Era assim, mas não fazia isso em voz baixa não. Dava aquele estalinho na ponta da língua acompanhado de um chio na garganta que parecia que ia assoviar. Estivesse quem estivesse por perto, ele ignorava que estava sendo incomodante.
Nessa altura dos acontecimentos, igreja cheia, já aguardando o início da missa, chega o Erasto: Olha para um lado, olha para o outro, até que viu um lugarzinho perto do Jovelino. Era um grande achado, um lugar vago naquele momento. –Ajoelha-se, faz o sinal da cruz; uma pequena prece e senta-se, até aí tranquilo, quando se dá início ao seu martírio.

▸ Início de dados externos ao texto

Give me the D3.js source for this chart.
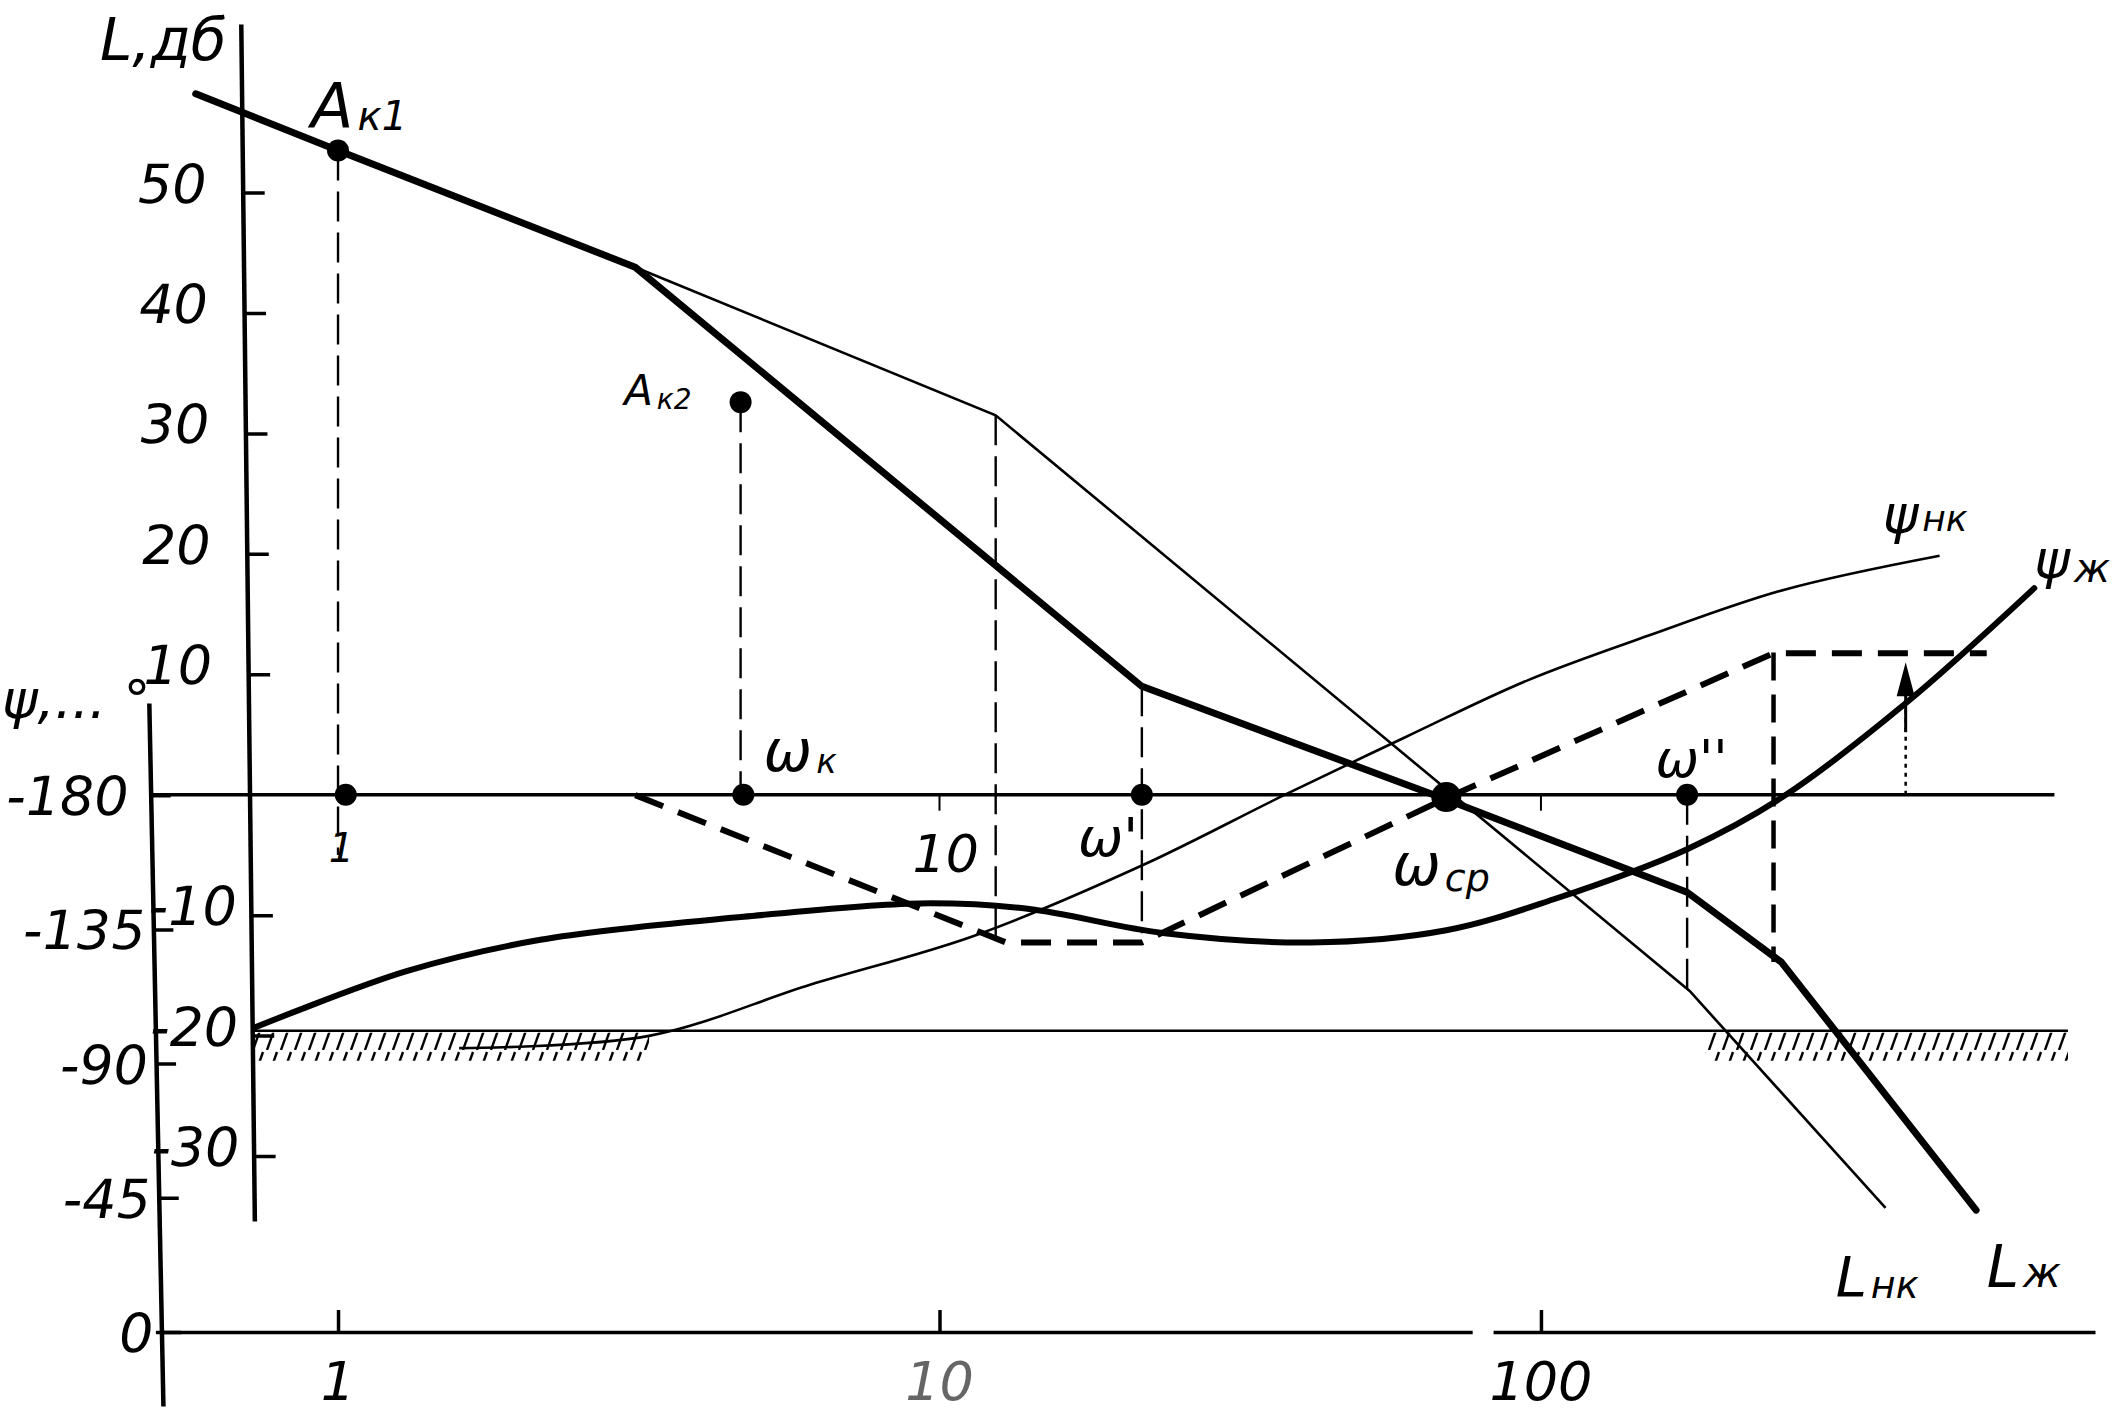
<!DOCTYPE html>
<html><head><meta charset="utf-8">
<script src="https://cdn.jsdelivr.net/npm/d3@7"></script>
<style>
html,body{margin:0;padding:0;background:#fff;}
svg{display:block;background:#fff;}
text{font-family:"DejaVu Sans","Liberation Sans",sans-serif;font-style:italic;font-weight:200;fill:#000;}
</style></head><body>
<svg id="c" width="2120" height="1416"></svg>
<script>
// ---------------- data ----------------
const freqTicks = [1, 10, 100];
const freqTickLabels = ["1", "10", "100"];
const dbTicks = [50, 40, 30, 20, 10, -10, -20, -30];
const dbTickLabels = ["50", "40", "30", "20", "10", "-10", "-20", "-30"];
const phaseTicks = [-180, -135, -90, -45, 0];
const phaseTickLabels = ["-180", "-135", "-90", "-45", "0"];

// desired LAFC L_ж  [omega, dB]
const L_zh = [[0.58, 58.2], [1, 53.5], [3.12, 43.8], [21.7, 9.0], [69.6, -0.4], [175, -8.1], [251, -13.9], [529, -34.5]];
// uncorrected LAFC L_нк (coincides with L_ж below omega = 3.12)
const L_nk = [[3.12, 43.8], [12.4, 31.5], [176.7, -16.3], [374, -34.3]];
// phase curves [omega, degrees]
const psi_zh = [[0.725, -102], [1.30, -121], [2.17, -131.5], [4.72, -139.2], [9.26, -143.7], [14.0, -141.9], [23.5, -133.8], [41.5, -130.6], [69.6, -134.7], [105, -145.1], [175, -161.9], [251, -179.1], [404, -210.8], [661, -249.4]];
const psi_nk = [[1.59, -95.2], [3.29, -99.3], [6.11, -116.5], [11.4, -132.8], [21.7, -156.4], [37.4, -180], [59.6, -199.5], [95, -218.5], [151, -233.5], [254, -248.9], [460, -260.3]];
const psi_aux = [[3.12, -180], [12.9, -130.6], [21.7, -130.6], [69.6, -179], [243.6, -227.6], [551, -227.6]];
// marked points [omega, dB]
const dotPts = [[1, 53.5], [4.67, 32.6], [1.03, 0], [4.72, 0], [21.7, 0], [175, 0]];
const crossPt = [69.6, -0.2];
// vertical dashed projections [omega, dB top, dB bottom]
const dropLines = [[1, 53.5, -5.0], [4.67, 32.6, 0], [12.4, 31.5, -12.2], [21.7, 9.0, -11.5], [175, 0, -16.3]];
const dropThick = [[243.6, 11.8, -13.9]];
const arrowPt = [404, 0, 11.0];
// forbidden region boundary (dB) and hatched spans (omega)
const forbidLevel = -19.6;
const forbidLine = [0.719, 752];
const hatchSpans = [[0.719, 3.29], [188, 752]];
const zeroLine = [0.488, 714];
const axisGap = [77, 83.4];

// ---------------- scales ----------------
const svg = d3.select("#c");
const x = d3.scaleLog().domain([0.497, 834]).range([155.4, 2095]);
const yL = d3.scaleLinear().domain([-35.4, 64]).range([1221, 24]);
const yP = d3.scaleLinear().domain([24.8, -210.9]).range([1406, 703]);

const defs = svg.append("defs");
const pat = defs.append("pattern").attr("id", "hatch").attr("patternUnits", "userSpaceOnUse")
  .attr("width", 14).attr("height", 30);
pat.append("path").attr("d", "M1,30 L11,2").attr("stroke", "#000").attr("stroke-width", 2.4);

const g = svg.append("g");

// ---- axes ----
const fAxis = g.append("g").attr("transform", `translate(0,${yP(0)})`)
  .call(d3.axisBottom(x).tickValues(freqTicks).tickSizeInner(-22).tickSizeOuter(0).tickFormat(""));
fAxis.select(".domain").attr("stroke-width", 3.5);
fAxis.selectAll(".tick line").attr("stroke-width", 3.5);
g.append("rect").attr("x", x(axisGap[0])).attr("y", yP(0) - 8).attr("width", x(axisGap[1]) - x(axisGap[0])).attr("height", 16).attr("fill", "#fff");
g.selectAll(".flab").data(freqTicks).join("text").attr("class", "flab")
  .attr("x", d => x(d)).attr("y", yP(0) + 68).attr("text-anchor", "middle")
  .attr("font-size", 54).attr("fill", (d, i) => i === 1 ? "#bbb" : "#000")
  .style("opacity", (d, i) => i === 1 ? 0.6 : 1)
  .text((d, i) => freqTickLabels[i]);

const Laxis = g.append("g").attr("transform", "translate(240.5,0) skewX(0.65)")
  .call(d3.axisRight(yL).tickValues(dbTicks).tickSizeInner(22).tickSizeOuter(0).tickFormat(""));
Laxis.select(".domain").attr("stroke-width", 4.5);
Laxis.selectAll(".tick line").attr("stroke-width", 3.5);
Laxis.selectAll(".Llab").data(dbTicks).join("text").attr("class", "Llab")
  .attr("x", d => d > 0 ? -36 : -14).attr("y", d => yL(d) + 10).attr("text-anchor", "end")
  .attr("font-size", 54).text((d, i) => dbTickLabels[i]);

const Paxis = g.append("g").attr("transform", "translate(134.7,0) skewX(1.15)")
  .call(d3.axisRight(yP).tickValues(phaseTicks).tickSizeInner(20).tickSizeOuter(0).tickFormat(""));
Paxis.select(".domain").attr("stroke-width", 4.5);
Paxis.selectAll(".tick line").attr("stroke-width", 3.5);
Paxis.selectAll(".Plab").data(phaseTicks).join("text").attr("class", "Plab")
  .attr("x", d => d === -180 ? -22 : -8).attr("y", d => yP(d) + 20).attr("text-anchor", "end")
  .attr("font-size", 54).text((d, i) => phaseTickLabels[i]);

// axis titles
g.append("text").attr("x", 100).attr("y", 60).attr("font-size", 58).text("L,дб");
g.append("text").attr("x", 2).attr("y", 718).attr("font-size", 54).text("ψ,... °");

// ---- 0 dB / -180 line ----
g.append("line").attr("x1", x(zeroLine[0])).attr("x2", x(zeroLine[1]))
  .attr("y1", yL(0)).attr("y2", yL(0)).attr("stroke", "#000").attr("stroke-width", 3.5);
g.selectAll(".ztick").data([10, 100]).join("line").attr("class", "ztick")
  .attr("x1", d => x(d)).attr("x2", d => x(d)).attr("y1", yL(0)).attr("y2", yL(0) + 16)
  .attr("stroke", "#000").attr("stroke-width", 2);

// ---- forbidden region ----
g.append("line").attr("x1", x(forbidLine[0])).attr("x2", x(forbidLine[1]))
  .attr("y1", yL(forbidLevel)).attr("y2", yL(forbidLevel)).attr("stroke", "#000").attr("stroke-width", 2.6);
g.selectAll(".hatch").data(hatchSpans).join("rect").attr("class", "hatch")
  .attr("x", d => x(d[0])).attr("width", d => x(d[1]) - x(d[0]))
  .attr("y", yL(forbidLevel) + 2).attr("height", 28).attr("fill", "url(#hatch)");

// ---- projection lines ----
g.selectAll(".drop").data(dropLines).join("line").attr("class", "drop")
  .attr("x1", d => x(d[0])).attr("x2", d => x(d[0])).attr("y1", d => yL(d[1])).attr("y2", d => yL(d[2]))
  .attr("stroke", "#000").attr("stroke-width", 2.4).attr("stroke-dasharray", "30,11");
g.selectAll(".dropT").data(dropThick).join("line").attr("class", "dropT")
  .attr("x1", d => x(d[0])).attr("x2", d => x(d[0])).attr("y1", d => yL(d[1])).attr("y2", d => yL(d[2]))
  .attr("stroke", "#000").attr("stroke-width", 4.5).attr("stroke-dasharray", "28,14");

// arrow
g.append("line").attr("x1", x(arrowPt[0])).attr("x2", x(arrowPt[0]))
  .attr("y1", yL(arrowPt[1])).attr("y2", yL(arrowPt[2]) + 30)
  .attr("stroke", "#000").attr("stroke-width", 2.5).attr("stroke-dasharray", "4,5");
g.append("path").attr("d", () => {
  const ax = x(arrowPt[0]), ay = yL(arrowPt[2]);
  return `M${ax},${ay} L${ax - 9},${ay + 34} L${ax + 9},${ay + 34} Z`;
}).attr("fill", "#000");
g.append("line").attr("x1", x(arrowPt[0])).attr("x2", x(arrowPt[0]))
  .attr("y1", yL(arrowPt[2]) + 30).attr("y2", yL(arrowPt[2]) + 70).attr("stroke", "#000").attr("stroke-width", 3);

// ---- curves ----
const lineL = d3.line().x(d => x(d[0])).y(d => yL(d[1]));
const lineP = d3.line().x(d => x(d[0])).y(d => yP(d[1]));
const linePs = d3.line().x(d => x(d[0])).y(d => yP(d[1])).curve(d3.curveCatmullRom.alpha(0.5));

g.append("path").datum(L_nk).attr("d", lineL).attr("fill", "none").attr("stroke", "#000").attr("stroke-width", 2.6);
g.append("path").datum(psi_nk).attr("d", linePs).attr("fill", "none").attr("stroke", "#000").attr("stroke-width", 2.6);
g.append("path").datum(psi_aux).attr("d", lineP).attr("fill", "none").attr("stroke", "#000")
  .attr("stroke-width", 6).attr("stroke-dasharray", "30,16");
g.append("path").datum(psi_zh).attr("d", linePs).attr("fill", "none").attr("stroke", "#000")
  .attr("stroke-width", 6).attr("stroke-linecap", "round");
g.append("path").datum(L_zh).attr("d", lineL).attr("fill", "none").attr("stroke", "#000")
  .attr("stroke-width", 7).attr("stroke-linecap", "round").attr("stroke-linejoin", "round");

// ---- dots ----
g.selectAll(".dot").data(dotPts).join("circle").attr("class", "dot")
  .attr("cx", d => x(d[0])).attr("cy", d => yL(d[1])).attr("r", 11).attr("fill", "#000");
g.append("circle").attr("cx", x(crossPt[0])).attr("cy", yL(crossPt[1])).attr("r", 15).attr("fill", "#000");

// ---- labels ----
function lab(w, db, main, sub, fs, sfs, dy) {
  const t = g.append("text").attr("x", x(w)).attr("y", yL(db)).attr("font-size", fs);
  t.append("tspan").text(main);
  if (sub) t.append("tspan").attr("font-size", sfs).attr("dy", dy).attr("dx", 4).text(sub);
}
lab(0.902, 55.4, "A", "к1", 62, 40, 2);
lab(2.99, 32.4, "A", "к2", 42, 28, 4);
lab(5.10, 2.0, "ω", "к", 58, 34, 2);
lab(0.965, -5.6, "1", null, 40);
lab(9.02, -6.4, "10", null, 52);
lab(17.0, -5.1, "ω'", null, 54);
lab(56.6, -7.5, "ω", "ср", 58, 38, 6);
lab(155, 1.5, "ω''", null, 52);
lab(370, 21.7, "ψ", "нк", 54, 36, -2);
lab(661, 18.0, "ψ", "ж", 54, 40, 4);
lab(309, -41.6, "L", "нк", 56, 38, 2);
lab(551, -40.9, "L", "ж", 58, 42, 0);
</script>
</body></html>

Homem nervoso; impaciente; língua solta... soltíssima, naturalmente deveria ter imaginado que quando a missa começasse o Jovelino mudaria de postura. Muitos por ali já imaginavam o que poderia acontecer.
O celebrante chega ao altar e começa a missa: “Introibo ad Altare Dei” (Entramos no altar de Deus).
E o Jovelino “debulhando” o rosário. Agora sim! A situação teria ficado pior. Com o ruído da celebração Jovelino abriu um pouco mais o seu volume e num dado momento, o Sr. Erasto vendo que a sua missa seria impraticável, levanta-se, dá uma olhada raivosa para o Jovelino e diz: VAI REZAR NO MEIO DO INFERNO! Sai nervoso e antes de chegar à porta exclama:
Puta que pariu!
Meu caro senhor Erasto: Onde quer que esteja receba o meu abraço, a minha admiração pelo pai, pelo marido e pelo amigo que foi aqui entre nós. E, ainda, muito obrigado pelos saborosos caquis do seu pomar, com os quais aprendi a gostar, tanto, dessa fruta.